Daniel Winegard, a senior majoring in anthropology and a resident assistant in Hillside Community, sought to create a single document that organizes all basic must-know information for students.

The document, the Scholar’s Guide for Everyone, originated as a single Microsoft Word file in which Winegard accumulated various schedules, contacts and other pieces of information he wanted to reference easily.

“I wanted to condense everything that helped me out into one single sheet of paper,” Winegard said.

Keeping the document short was critical to Winegard. As an orientation adviser in the summer of 2008, he found himself burdened with too many packets of unorganized information to efficiently offer guidance to new students.

The guide became a more serious endeavor when he expanded it into an 18-page file to fulfill a requirement for a Binghamton University Scholars Program course, SCHL 227: Leadership & Project Management.

“The Scholar’s Guide is just my take on the University’s information. Everything in it is readily available on each part of [www.binghamton.edu]. Any first-year student could benefit from more coherent information,” Winegard said.

Jeffrey Horowitz, the assistant director of Dickinson Community, said he believes BU’s size can hinder communication between students and offices that are meant to be resources for them.

“Location on campus can really limit resources. If an office is hard to find, it’s less likely to be found,” Horowitz said.
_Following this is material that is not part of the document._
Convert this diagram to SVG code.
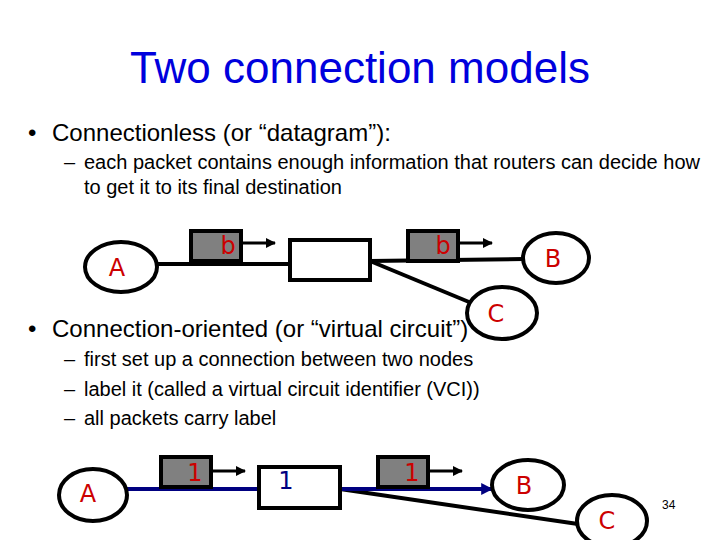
<svg xmlns="http://www.w3.org/2000/svg" width="720" height="540" viewBox="0 0 720 540">
<defs>
<marker id="ah" viewBox="0 0 10 10" refX="9" refY="5" markerWidth="10" markerHeight="10" markerUnits="userSpaceOnUse" orient="auto"><path d="M0,0 L10,5 L0,10 z" fill="#000"/></marker>
<marker id="ahb" viewBox="0 0 10 10" refX="9" refY="5" markerWidth="12" markerHeight="12" markerUnits="userSpaceOnUse" orient="auto"><path d="M0,0 L10,5 L0,10 z" fill="#000080"/></marker>
<style>
.t{font-family:"Liberation Sans",Arial,sans-serif;fill:#000}
.title{font-family:"Liberation Sans",Arial,sans-serif;fill:#0000DD;font-size:44px}
.l1{font-size:24px}
.l2{font-size:20px}
.node{fill:#fff;stroke:#000;stroke-width:4}
.pkt{fill:#808080;stroke:#000;stroke-width:4}
.lab{font-family:"DejaVu Sans","Liberation Sans",sans-serif;fill:#CC0000;font-size:24px;text-anchor:middle}
.link{stroke:#000;stroke-width:4;fill:none}
.blue{stroke:#000080;stroke-width:4;fill:none}
.arr{stroke:#000;stroke-width:3;fill:none}
</style>
</defs>
<rect width="720" height="540" fill="#fff"/>
<text class="title" x="360" y="83" text-anchor="middle">Two connection models</text>
<g class="t">
<text class="l1" x="28" y="141">•</text>
<text class="l1" x="52" y="141">Connectionless (or “datagram”):</text>
<text class="l2" x="64" y="169">–</text>
<text class="l2" x="84" y="169">each packet contains enough information that routers can decide how</text>
<text class="l2" x="84" y="194">to get it to its final destination</text>
<text class="l1" x="28" y="337">•</text>
<text class="l1" x="52" y="337">Connection-oriented (or “virtual circuit”)</text>
<text class="l2" x="64" y="366">–</text>
<text class="l2" x="84" y="366">first set up a connection between two nodes</text>
<text class="l2" x="64" y="396">–</text>
<text class="l2" x="84" y="396">label it (called a virtual circuit identifier (VCI))</text>
<text class="l2" x="64" y="425">–</text>
<text class="l2" x="84" y="425">all packets carry label</text>
</g>
<g id="connectors">
<line class="link" x1="157" y1="264" x2="290" y2="264"/>
<line class="link" x1="370" y1="261" x2="523" y2="259"/>
<line class="link" x1="370" y1="261" x2="469" y2="302"/>
<line class="arr" x1="241" y1="243" x2="275" y2="243" marker-end="url(#ah)"/>
<line class="arr" x1="458" y1="243" x2="492" y2="243" marker-end="url(#ah)"/>
<line class="link" x1="340" y1="489" x2="578" y2="524"/>
<line class="blue" x1="127" y1="489" x2="492" y2="489" marker-end="url(#ahb)"/>
<line class="arr" x1="211" y1="471" x2="245" y2="471" marker-end="url(#ah)"/>
<line class="arr" x1="428" y1="471" x2="462" y2="471" marker-end="url(#ah)"/>
</g>
<g id="A1"><ellipse class="node" cx="121" cy="267" rx="36" ry="25"/><text class="lab" x="117" y="276">A</text></g>
<g id="R1"><rect class="node" x="290" y="240" width="80" height="40"/></g>
<g id="B1"><ellipse class="node" cx="556" cy="258" rx="33" ry="25"/><text class="lab" x="553" y="267">B</text></g>
<g id="C1"><ellipse class="node" cx="502" cy="313" rx="35" ry="26"/><text class="lab" x="496" y="322">C</text></g>
<g id="P1"><rect class="pkt" x="191" y="231" width="50" height="30"/><text class="lab" x="228" y="254">b</text></g>
<g id="P2"><rect class="pkt" x="408" y="231" width="50" height="30"/><text class="lab" x="443" y="254">b</text></g>
<g id="A2"><ellipse class="node" cx="93" cy="495" rx="34" ry="26"/><text class="lab" x="88" y="502">A</text></g>
<g id="R2"><rect class="node" x="259" y="467" width="81" height="41"/><text class="lab" x="286" y="489" style="fill:#000080">1</text></g>
<g id="B2"><ellipse class="node" cx="528" cy="485" rx="36" ry="25"/><text class="lab" x="524" y="494">B</text></g>
<g id="C2"><ellipse class="node" cx="612" cy="521" rx="35" ry="26"/><text class="lab" x="607" y="529">C</text></g>
<g id="P3"><rect class="pkt" x="161" y="457" width="50" height="30"/><text class="lab" x="195" y="481">1</text></g>
<g id="P4"><rect class="pkt" x="378" y="457" width="50" height="30"/><text class="lab" x="412" y="481">1</text></g>
<text class="t" x="662" y="509" font-size="12">34</text>
</svg>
Horowitz said the resource he most often directs students to are the online campus map and the Career Development Center. He also stressed the importance of residential assistants in college environments because of the natural “good neighbor” aspect of residence halls.

“Students always go to their RA first whenever they have a question,” he said.

Winegard said he has no plans for any one person or department to inherit the job of updating the Scholar’s Guide once he graduates.

Although the only offices to utilize the guide so far have been the anthropology department and transfer student office within admissions, he has offered the document to each Harpur College department and the Binghamton Scholars Program.

“The document is fully editable as anyone sees fit,” Winegard said, but he also believes that most information in it will remain relevant indefinitely. He cited the study strategies and how to succeed sections of the guide as examples of information that will survive time.

The Scholar’s Guide for Everyone is available online at www.divshare.com/download/launch/13940191-422. Students majoring in anthropology can view it on the Blackboard website under the organization heading “Undergraduate Anthropology at BU.” Winegard expects more Harpur departments and the Scholars Program websites to make use of the guide within the next year.